DATASET EXTRACT:
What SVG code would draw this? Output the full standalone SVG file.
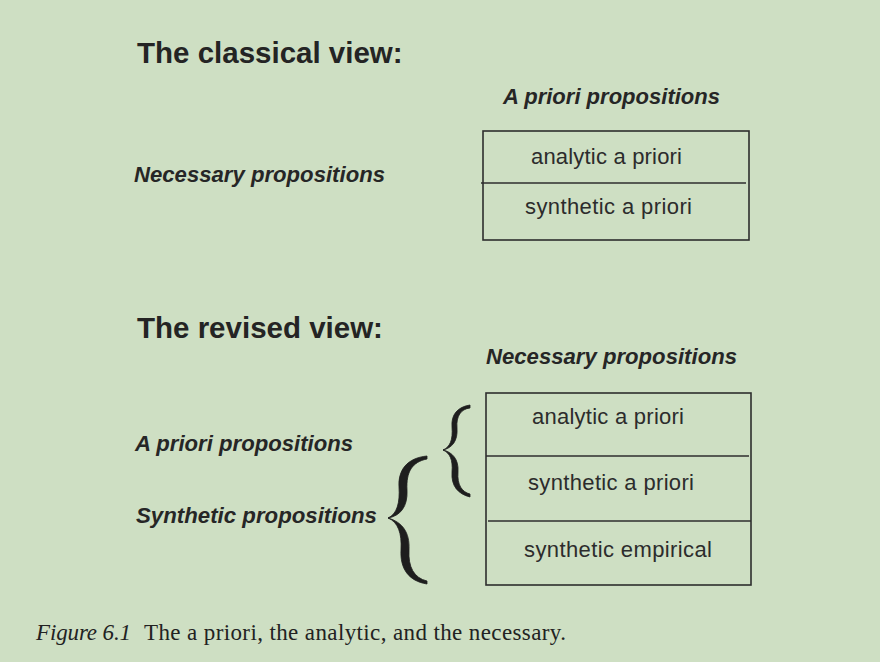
<svg xmlns="http://www.w3.org/2000/svg" width="880" height="662" viewBox="0 0 880 662">
<style>
.bg{fill:#cedfc3}
.title{font-family:"Liberation Sans",Arial,sans-serif;font-weight:bold;font-size:29.5px;fill:#242424}
.lab{font-family:"Liberation Sans",Arial,sans-serif;font-weight:bold;font-style:italic;font-size:22px;fill:#262626}
.cell{font-family:"Liberation Sans",Arial,sans-serif;font-size:22px;fill:#2c2c2c}
.box{fill:none;stroke:#2e2e2e;stroke-width:1.6}
.div{stroke:#2e2e2e;stroke-width:1.6}
.brace{fill:#1e1e1e;stroke:#1e1e1e;stroke-width:0.8;stroke-linejoin:round}
.cap{font-family:"Liberation Serif","Times New Roman",serif;font-size:23px;fill:#222}
</style>
<rect class="bg" x="0" y="0" width="880" height="662"/>

<g id="classical-title"><text class="title" x="137" y="63">The classical view:</text></g>
<g id="classical-apriori-label"><text class="lab" x="503" y="104" textLength="217" lengthAdjust="spacingAndGlyphs">A priori propositions</text></g>
<g id="classical-necessary-label"><text class="lab" x="134" y="182" textLength="251" lengthAdjust="spacingAndGlyphs">Necessary propositions</text></g>
<g id="classical-box">
<rect class="box" x="483" y="131" width="266" height="109"/>
<line class="div" x1="481" y1="183" x2="746" y2="183"/>
<text class="cell" x="531" y="164" textLength="151" lengthAdjust="spacing">analytic a priori</text>
<text class="cell" x="525" y="214" textLength="167" lengthAdjust="spacing">synthetic a priori</text>
</g>

<g id="revised-title"><text class="title" x="137" y="338">The revised view:</text></g>
<g id="revised-necessary-label"><text class="lab" x="486" y="364" textLength="251" lengthAdjust="spacingAndGlyphs">Necessary propositions</text></g>
<g id="revised-apriori-label"><text class="lab" x="135" y="451" textLength="218" lengthAdjust="spacingAndGlyphs">A priori propositions</text></g>
<g id="revised-synthetic-label"><text class="lab" x="136" y="523" textLength="241" lengthAdjust="spacingAndGlyphs">Synthetic propositions</text></g>
<g id="revised-box">
<rect class="box" x="486" y="393" width="265" height="192"/>
<line class="div" x1="486" y1="456" x2="749" y2="456"/>
<line class="div" x1="488" y1="521" x2="751" y2="521"/>
<text class="cell" x="532" y="424" textLength="152" lengthAdjust="spacing">analytic a priori</text>
<text class="cell" x="528" y="490" textLength="166" lengthAdjust="spacing">synthetic a priori</text>
<text class="cell" x="524" y="557" textLength="188" lengthAdjust="spacing">synthetic empirical</text>
</g>

<g id="connectors">
<path class="brace" d="M470,405 C457,407 451,415 452,427 C453,440 450,447 443,450 C452,448 458,441 457,428 C456,416 461,409 470,408 Z"/>
<path class="brace" d="M443,450 C450,453 453,460 452,472 C451,486 458,494 470,497 L470,494 C462,492 457,485 458,472 C459,459 452,452 443,450 Z"/>
<path class="brace" d="M427,456 C407,458 398,470 399,487 C400,503 397,514 388,518 C400,516 408,507 407,490 C406,472 412,462 427,459 Z"/>
<path class="brace" d="M388,518 C398,522 402,533 401,550 C400,568 408,581 427,584 L427,581 C414,578 408,567 409,550 C410,532 402,522 388,518 Z"/>
</g>

<g id="caption">
<text class="cap" x="36" y="640" font-style="italic" textLength="95" lengthAdjust="spacing">Figure 6.1</text>
<text class="cap" x="144" y="640" textLength="422" lengthAdjust="spacing">The a priori, the analytic, and the necessary.</text>
</g>
</svg>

WHAT YOU SHOULD DO:
Repeat the material above verbatim. Leave the pictures behind.

RESPONSE:
What SVG code would draw this? Output the full standalone SVG file.
<svg xmlns="http://www.w3.org/2000/svg" width="880" height="662" viewBox="0 0 880 662">
<style>
.bg{fill:#cedfc3}
.title{font-family:"Liberation Sans",Arial,sans-serif;font-weight:bold;font-size:29.5px;fill:#242424}
.lab{font-family:"Liberation Sans",Arial,sans-serif;font-weight:bold;font-style:italic;font-size:22px;fill:#262626}
.cell{font-family:"Liberation Sans",Arial,sans-serif;font-size:22px;fill:#2c2c2c}
.box{fill:none;stroke:#2e2e2e;stroke-width:1.6}
.div{stroke:#2e2e2e;stroke-width:1.6}
.brace{fill:#1e1e1e;stroke:#1e1e1e;stroke-width:0.8;stroke-linejoin:round}
.cap{font-family:"Liberation Serif","Times New Roman",serif;font-size:23px;fill:#222}
</style>
<rect class="bg" x="0" y="0" width="880" height="662"/>

<g id="classical-title"><text class="title" x="137" y="63">The classical view:</text></g>
<g id="classical-apriori-label"><text class="lab" x="503" y="104" textLength="217" lengthAdjust="spacingAndGlyphs">A priori propositions</text></g>
<g id="classical-necessary-label"><text class="lab" x="134" y="182" textLength="251" lengthAdjust="spacingAndGlyphs">Necessary propositions</text></g>
<g id="classical-box">
<rect class="box" x="483" y="131" width="266" height="109"/>
<line class="div" x1="481" y1="183" x2="746" y2="183"/>
<text class="cell" x="531" y="164" textLength="151" lengthAdjust="spacing">analytic a priori</text>
<text class="cell" x="525" y="214" textLength="167" lengthAdjust="spacing">synthetic a priori</text>
</g>

<g id="revised-title"><text class="title" x="137" y="338">The revised view:</text></g>
<g id="revised-necessary-label"><text class="lab" x="486" y="364" textLength="251" lengthAdjust="spacingAndGlyphs">Necessary propositions</text></g>
<g id="revised-apriori-label"><text class="lab" x="135" y="451" textLength="218" lengthAdjust="spacingAndGlyphs">A priori propositions</text></g>
<g id="revised-synthetic-label"><text class="lab" x="136" y="523" textLength="241" lengthAdjust="spacingAndGlyphs">Synthetic propositions</text></g>
<g id="revised-box">
<rect class="box" x="486" y="393" width="265" height="192"/>
<line class="div" x1="486" y1="456" x2="749" y2="456"/>
<line class="div" x1="488" y1="521" x2="751" y2="521"/>
<text class="cell" x="532" y="424" textLength="152" lengthAdjust="spacing">analytic a priori</text>
<text class="cell" x="528" y="490" textLength="166" lengthAdjust="spacing">synthetic a priori</text>
<text class="cell" x="524" y="557" textLength="188" lengthAdjust="spacing">synthetic empirical</text>
</g>

<g id="connectors">
<path class="brace" d="M470,405 C457,407 451,415 452,427 C453,440 450,447 443,450 C452,448 458,441 457,428 C456,416 461,409 470,408 Z"/>
<path class="brace" d="M443,450 C450,453 453,460 452,472 C451,486 458,494 470,497 L470,494 C462,492 457,485 458,472 C459,459 452,452 443,450 Z"/>
<path class="brace" d="M427,456 C407,458 398,470 399,487 C400,503 397,514 388,518 C400,516 408,507 407,490 C406,472 412,462 427,459 Z"/>
<path class="brace" d="M388,518 C398,522 402,533 401,550 C400,568 408,581 427,584 L427,581 C414,578 408,567 409,550 C410,532 402,522 388,518 Z"/>
</g>

<g id="caption">
<text class="cap" x="36" y="640" font-style="italic" textLength="95" lengthAdjust="spacing">Figure 6.1</text>
<text class="cap" x="144" y="640" textLength="422" lengthAdjust="spacing">The a priori, the analytic, and the necessary.</text>
</g>
</svg>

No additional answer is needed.